A 3(38) investment manager is a fiduciary, named under ERISA section 3(38), that takes discretionary authority over a plan’s investments and accepts legal responsibility for those decisions. For a plan sponsor, this delegation can offer real relief. The 3(38) chooses and monitors the lineup, while you keep only a narrower duty to prudently select and monitor the manager. For a fee, you get professional investment selection and less personal liability if the investments result in extraordinary participant losses.

The benefit reaches participants, too. Most are not investors — they want to retire well, not study expense ratios or rebalance a portfolio. A reputable 3(38) gives them an unbiased lineup of prudent, low-cost investments — and an age-appropriate default for those who never make a choice — all chosen by a fiduciary whose only job is their retirement, not a sales target.

Checklist to Hire a Reputable 3(38)  

A 3(38) only delivers on all of this if it is independent, competent, and focused on outcomes. Work through these items before you sign, and keep your answers on file.

Independence and Compensation  

The manager’s pay does not change based on which investments it selects. Confirm in writing that it accepts no revenue sharing, no 12b-1 fees, and no other indirect compensation tied to the lineup — and that it is not affiliated with your recordkeeper, an insurer, or a fund company. A manager paid the same regardless of what it picks has no reason to pick the wrong thing.
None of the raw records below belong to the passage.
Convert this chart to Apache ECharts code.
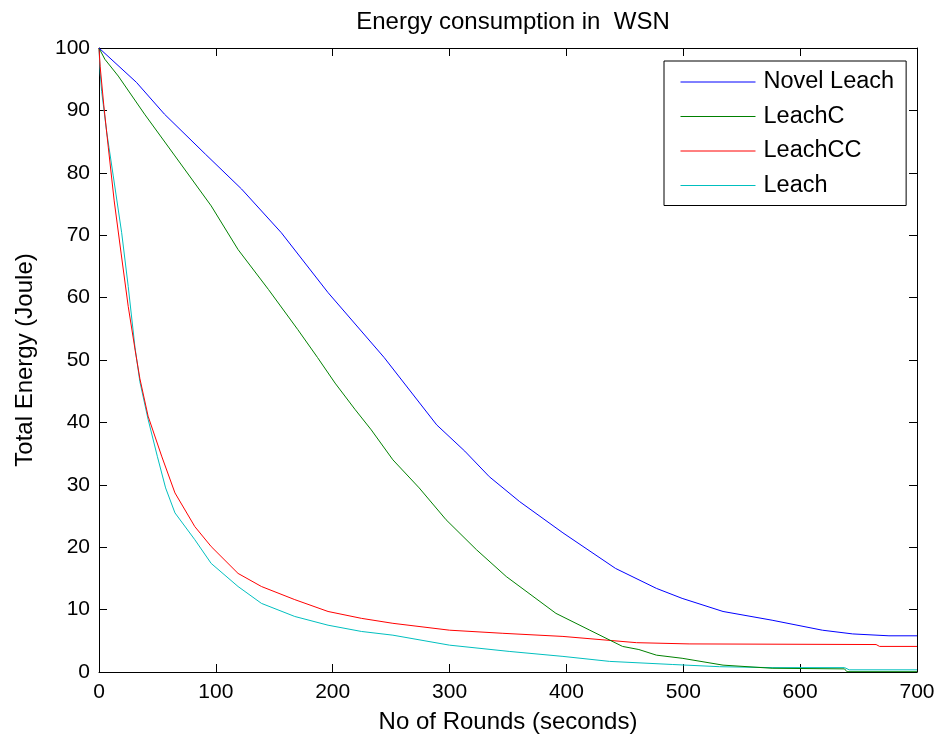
<!DOCTYPE html>
<html>
<head>
<meta charset="utf-8">
<script src="https://cdn.jsdelivr.net/npm/echarts@6/dist/echarts.min.js"></script>
<style>
html,body{margin:0;padding:0;background:#fff;}
#chart{width:942px;height:740px;}
</style>
</head>
<body>
<div id="chart"></div>
<script>
// ---- data ----
var seriesNames = ['Novel Leach', 'LeachC', 'LeachCC', 'Leach'];
var xTicks = [0, 100, 200, 300, 400, 500, 600, 700];
var yTicks = [0, 10, 20, 30, 40, 50, 60, 70, 80, 90, 100];

var novelX = [0, 32, 56, 91, 122, 156, 196, 244, 289, 313, 334, 360, 397, 442, 477, 499, 534, 576, 619, 645, 676, 700];
var novelY = [100, 94.5, 89.4, 83.0, 77.4, 70.4, 60.8, 50.4, 39.6, 35.4, 31.3, 27.3, 22.3, 16.6, 13.4, 11.8, 9.7, 8.3, 6.7, 6.1, 5.8, 5.8];

var leachCX = [0, 5, 16.5, 39, 65, 96, 119, 145, 170, 187, 202, 219, 233, 251.5, 274, 297, 323, 348.5, 391, 420, 448, 462, 477, 499, 534, 576, 638, 640, 700];
var leachCY = [100, 98.2, 95.5, 89.4, 82.7, 74.7, 67.7, 61.3, 54.9, 50.4, 46.3, 42.1, 38.8, 34.0, 29.5, 24.4, 19.6, 15.3, 9.4, 6.7, 4.1, 3.6, 2.7, 2.2, 1.1, 0.6, 0.5, 0.05, 0.05];

var leachCCX = [0, 1, 4, 8, 13, 19, 25, 31, 35, 42, 53.6, 65, 82, 96, 119, 139, 167.5, 196, 224.5, 251.5, 300, 345.6, 397, 460, 505, 665, 668, 700];
var leachCCY = [100, 97, 91, 84, 75.5, 67, 58.6, 51.5, 47, 41, 34.6, 28.7, 23.3, 20.1, 15.8, 13.7, 11.6, 9.7, 8.6, 7.8, 6.7, 6.2, 5.7, 4.7, 4.5, 4.4, 4.1, 4.1];

var leachX = [0, 1, 2.3, 6.6, 12.2, 19.4, 25, 30.8, 35, 42, 50, 57, 65, 82, 96, 119, 139, 167.5, 196, 224.5, 251.5, 300, 351, 397, 437, 491, 531, 576, 638, 642, 700];
var leachY = [100, 96, 93, 86.5, 79.5, 70.4, 61.8, 52, 46.5, 40.5, 34.5, 29.5, 25.5, 21.2, 17.4, 13.7, 11.0, 8.9, 7.5, 6.5, 5.9, 4.3, 3.3, 2.5, 1.7, 1.2, 0.85, 0.7, 0.7, 0.35, 0.35];

var colors = ['#0000ff', '#008000', '#ff0000', '#00bfbf'];

function pairs(xs, ys) {
  var out = [];
  for (var i = 0; i < xs.length; i++) out.push([xs[i], ys[i]]);
  return out;
}
var allData = [pairs(novelX, novelY), pairs(leachCX, leachCY), pairs(leachCCX, leachCCY), pairs(leachX, leachY)];

var FONT = 'Liberation Sans';
var chart = echarts.init(document.getElementById('chart'));

function axisBase(pos, showLabel) {
  return {
    type: 'value',
    position: pos,
    axisLine: {show: true, onZero: false, lineStyle: {color: '#000', width: 1}},
    axisTick: {show: true, inside: true, length: 8, lineStyle: {color: '#000', width: 1}},
    splitLine: {show: false},
    axisLabel: {show: showLabel, color: '#000', fontSize: 21, fontFamily: FONT}
  };
}

var xBottom = axisBase('bottom', true);
xBottom.min = xTicks[0]; xBottom.max = xTicks[xTicks.length - 1]; xBottom.interval = 100;
xBottom.axisLabel.margin = 10;
xBottom.name = 'No of Rounds (seconds)';
xBottom.nameLocation = 'middle';
xBottom.nameGap = 38;
xBottom.nameTextStyle = {color: '#000', fontSize: 24, fontFamily: FONT};
var xTop = axisBase('top', false);
xTop.min = xTicks[0]; xTop.max = xTicks[xTicks.length - 1]; xTop.interval = 100;

var yLeft = axisBase('left', true);
yLeft.min = yTicks[0]; yLeft.max = yTicks[yTicks.length - 1]; yLeft.interval = 10;
yLeft.axisLabel.margin = 9;
yLeft.name = 'Total Energy (Joule)';
yLeft.nameLocation = 'middle';
yLeft.nameGap = 62;
yLeft.nameTextStyle = {color: '#000', fontSize: 24, fontFamily: FONT};
var yRight = axisBase('right', false);
yRight.min = yTicks[0]; yRight.max = yTicks[yTicks.length - 1]; yRight.interval = 10;

var series = seriesNames.map(function (n, i) {
  return {
    name: n,
    type: 'line',
    data: allData[i],
    xAxisIndex: 0,
    yAxisIndex: 0,
    showSymbol: false,
    symbol: 'none',
    animation: false,
    lineStyle: {color: colors[i], width: 1},
    itemStyle: {color: colors[i]},
    z: 10 - i
  };
});

chart.setOption({
  backgroundColor: '#fff',
  animation: false,
  title: {
    text: 'Energy consumption in  WSN',
    left: 508, textAlign: 'center', top: 5,
    textStyle: {color: '#000', fontSize: 24, fontWeight: 'normal', fontFamily: FONT}
  },
  grid: {left: 99, right: 25, top: 48, bottom: 68, containLabel: false},
  xAxis: [xBottom, xTop],
  yAxis: [yLeft, yRight],
  legend: {
    data: seriesNames,
    orient: 'vertical',
    left: 664, top: 61,
    padding: [9, 12, 8, 16],
    itemWidth: 75, itemHeight: 14, itemGap: 10.5,
    backgroundColor: '#fff',
    borderColor: '#000', borderWidth: 1,
    itemStyle: {opacity: 0},
    lineStyle: {width: 1},
    textStyle: {color: '#000', fontSize: 23.5, fontFamily: FONT, padding: [0, 0, 0, 3]},
    selectedMode: false
  },
  series: series
});
</script>
</body>
</html>
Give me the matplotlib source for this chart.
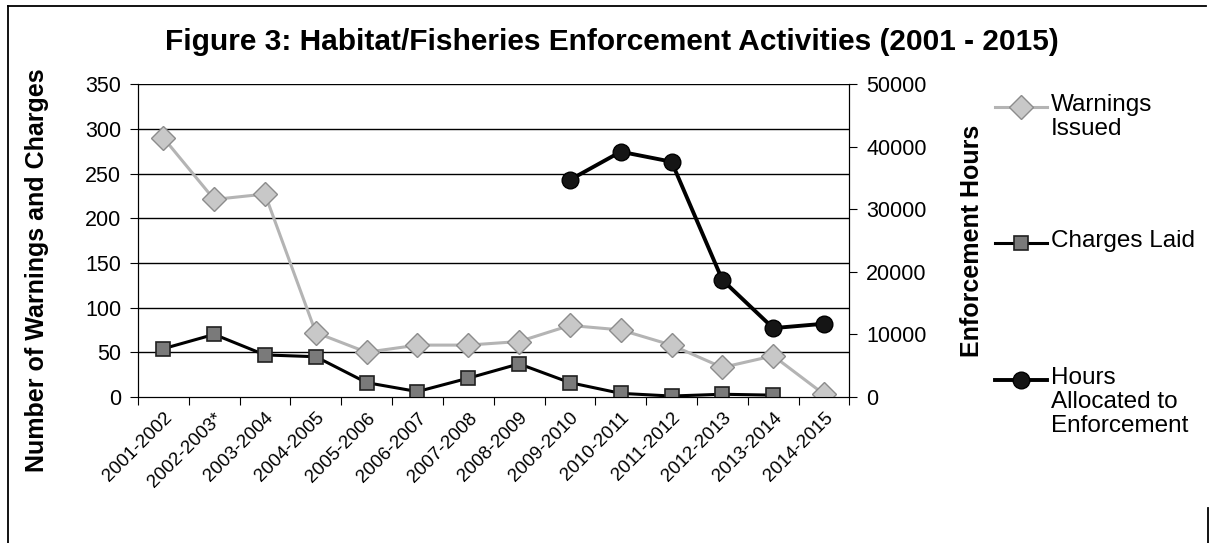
import numpy as np
import matplotlib.pyplot as plt
import matplotlib.lines as mlines

plt.rcParams['font.family'] = ['Liberation Sans', 'DejaVu Sans']

# Fiscal years and enforcement data
years = ['2001-2002', '2002-2003*', '2003-2004', '2004-2005', '2005-2006',
         '2006-2007', '2007-2008', '2008-2009', '2009-2010', '2010-2011',
         '2011-2012', '2012-2013', '2013-2014', '2014-2015']
warnings = [290, 221, 227, 72, 50, 58, 58, 62, 80, 75, 58, 33, 46, 3]
charges = [54, 70, 47, 45, 16, 6, 21, 37, 16, 4, 1, 3, 2, np.nan]
hours = [np.nan] * 8 + [34700, 39200, 37600, 18700, 11000, 11700]

legend_labels = ['Warnings\nIssued', 'Charges Laid', 'Hours\nAllocated to\nEnforcement']

# series styles, shared by plot and legend
warn_style = dict(color='#b4b4b4', lw=2.2, marker='D', ms=12,
                  mfc='#c8c8c8', mec='#8c8c8c', mew=1)
charge_style = dict(color='black', lw=2.2, marker='s', ms=10.5,
                    mfc='#7a7a7a', mec='#202020', mew=1.2)
hour_style = dict(color='black', lw=2.8, marker='o', ms=12,
                  mfc='#151515', mec='black')

x = np.arange(len(years))

fig = plt.figure(figsize=(12.1, 5.43), dpi=100)
ax = fig.add_axes([0.114, 0.269, 0.588, 0.576])
ax2 = ax.twinx()

ax.plot(x, warnings, zorder=3, **warn_style)
ax.plot(x, charges, zorder=4, **charge_style)
ax2.plot(x, hours, zorder=4, **hour_style)

ax.set_xlim(-0.5, len(years) - 0.5)
ax.set_ylim(0, 350)
ax.set_yticks(range(0, 351, 50))
ax2.set_ylim(0, 50000)
ax2.set_yticks(range(0, 50001, 10000))

for v in range(50, 351, 50):
    ax.axhline(v, color='black', lw=1, zorder=1)

# ticks between categories, labels under each category
ax.set_xticks(np.arange(-0.5, len(years), 1))
ax.set_xticklabels([])
ax.set_xticks(x, minor=True)
ax.set_xticklabels(years, minor=True, rotation=45, ha='right',
                   rotation_mode='anchor', fontsize=13.5)
ax.tick_params(axis='x', which='minor', length=0, pad=9)
ax.tick_params(axis='x', which='major', length=6, direction='out')
ax.tick_params(axis='y', labelsize=15.5, length=6, pad=6)
ax2.tick_params(axis='y', labelsize=15.5, length=6, pad=6)

for a in (ax, ax2):
    a.spines['top'].set_visible(False)

ax.set_ylabel('Number of Warnings and Charges', fontsize=18, fontweight='bold')
ax.yaxis.set_label_coords(-0.125, 0.405)
ax2.set_ylabel('Enforcement Hours', fontsize=18, fontweight='bold')
ax2.yaxis.set_label_coords(1.155, 0.50)

fig.text(0.506, 0.922, 'Figure 3: Habitat/Fisheries Enforcement Activities (2001 - 2015)',
         ha='center', va='center', fontsize=21.5, fontweight='bold')

# legend drawn by hand so each key sits on the first text line
key_x0, key_x1, key_mid = 995 / 1210, 1047 / 1210, 1021 / 1210
key_y = [1 - 107 / 543, 1 - 243 / 543, 1 - 380 / 543]
for style, lab, yy in zip([warn_style, charge_style, hour_style], legend_labels, key_y):
    line_kw = {k: v for k, v in style.items() if k in ('color', 'lw')}
    fig.add_artist(mlines.Line2D([key_x0, key_x1], [yy, yy], **line_kw))
    mk = {k: v for k, v in style.items() if k in ('marker', 'ms', 'mfc', 'mec', 'mew')}
    fig.add_artist(mlines.Line2D([key_mid], [yy], ls='none', **mk))
    fig.text(1051 / 1210, yy + 13 / 543, lab, ha='left', va='top',
             fontsize=17.5, linespacing=1.12)

# outer frame
fig.add_artist(mlines.Line2D([0.007, 0.007], [0.0, 0.989], color='black', lw=1.3))
fig.add_artist(mlines.Line2D([0.007, 0.997], [0.989, 0.989], color='black', lw=1.3))
fig.add_artist(mlines.Line2D([0.998, 0.998], [0.0, 0.065], color='black', lw=1.3))

fig.savefig('out.png', dpi=100)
A Written 3(38) Acknowledgment  

The service agreement states plainly that the firm serves as your ERISA section 3(38) investment manager and accepts fiduciary liability for the investment decisions. If a provider markets “3(38) services” but will not put the acknowledgment in the contract, you are not getting the protection.

An Evidence-Based Investment Philosophy  

There is nothing wrong with a philosophy that seeks to outperform the market. But a manager that pursues one must clear a single bar: match or beat a comparable index fund, net of fees, over time. The evidence shows how hard that is — the S&P SPIVA Scorecard and the Morningstar Active/Passive Barometer both find that most active strategies fall short, trailing low-cost index peers over the long run. Hold any manager to that standard, whatever its approach.

A Demanding Standard for Alternatives

Ask directly whether the manager will add alternative investments to your plan, and under what conditions. A credible answer addresses fees, liquidity, valuation, and whether a rank-and-file participant can reasonably understand the product — and is comfortable concluding that the answer is usually no.

Full Fee Transparency

You can see every dollar the manager and the underlying funds collect, stated as both a percentage and a hard number. Reasonable, fully disclosed fees are a fiduciary requirement, not a courtesy.

A Documented, Repeatable Process  

The manager provides an Investment Policy Statement, follows a defined monitoring schedule, and keeps records you could produce if you are ever questioned. The process should serve the outcome, not substitute for it.

Insurance and Accountability

The firm carries fiduciary liability and errors-and-omissions coverage, will provide references, and will agree to be benchmarked. A manager confident in its value does not resist measurement.

Walk Away If You See These 3(38) Red Flags

Some signs are disqualifying. End the conversation if a manager:

  • Pushes proprietary or affiliated funds.
  • Gets vague or evasive when asked about conflicts of interest.
  • Shows enthusiasm for adding complex or illiquid alternatives without a clear, participant-first rationale.
  • Bundles its services so tightly with recordkeeping that you cannot tell who is paid for what.

Each of these signals a business model that profits from selling product or process — the very thing fewer safeguards will make easier.

Remember to Monitor Your 3(38)

Selection is the first duty; monitoring is the continuing one. Document why you chose the 3(38), review its performance and fees on a set schedule, benchmark it against other managers periodically, and keep records of each review. If the 3(38) drifts toward higher-cost or more complex products, your monitoring is what surfaces the problem while you can still act.

The Stakes Are Too High to Make a Bad Choice!

401(k) plans exist to help people invest for the future — to grow their retirement savings by owning productive assets at a reasonable cost. Many of the alternatives the rule would wave through behave more like speculation than investments: bets on hard-to-value assets, carrying high fees and a downside that can be severe and permanent. A defensible six-factor analysis can still be built around them, and nothing in the rule stops a potentially conflicted manager from building one.

The cost falls on the people least able to absorb it. A participant approaching retirement whose account is damaged by an illiquid, mispriced alternative has little time to recover, and a retirement balance does not come with a do-over. The plan fiduciaries who are duty-bound to protect that participant are exposed too — a sponsor who follows a potentially conflicted 3(38) into a speculative product is the one left answering for the losses, not the manager who built the prudence case.

That is why the choice in this checklist is not a formality. Choose a 3(38) investment manager whose compensation, philosophy, and process all point toward participant outcomes — and who is willing to say no to the products the rule will make easier to sell. With fewer guardrails in the rule, that choice is the guardrail. The stakes are too high to get it wrong.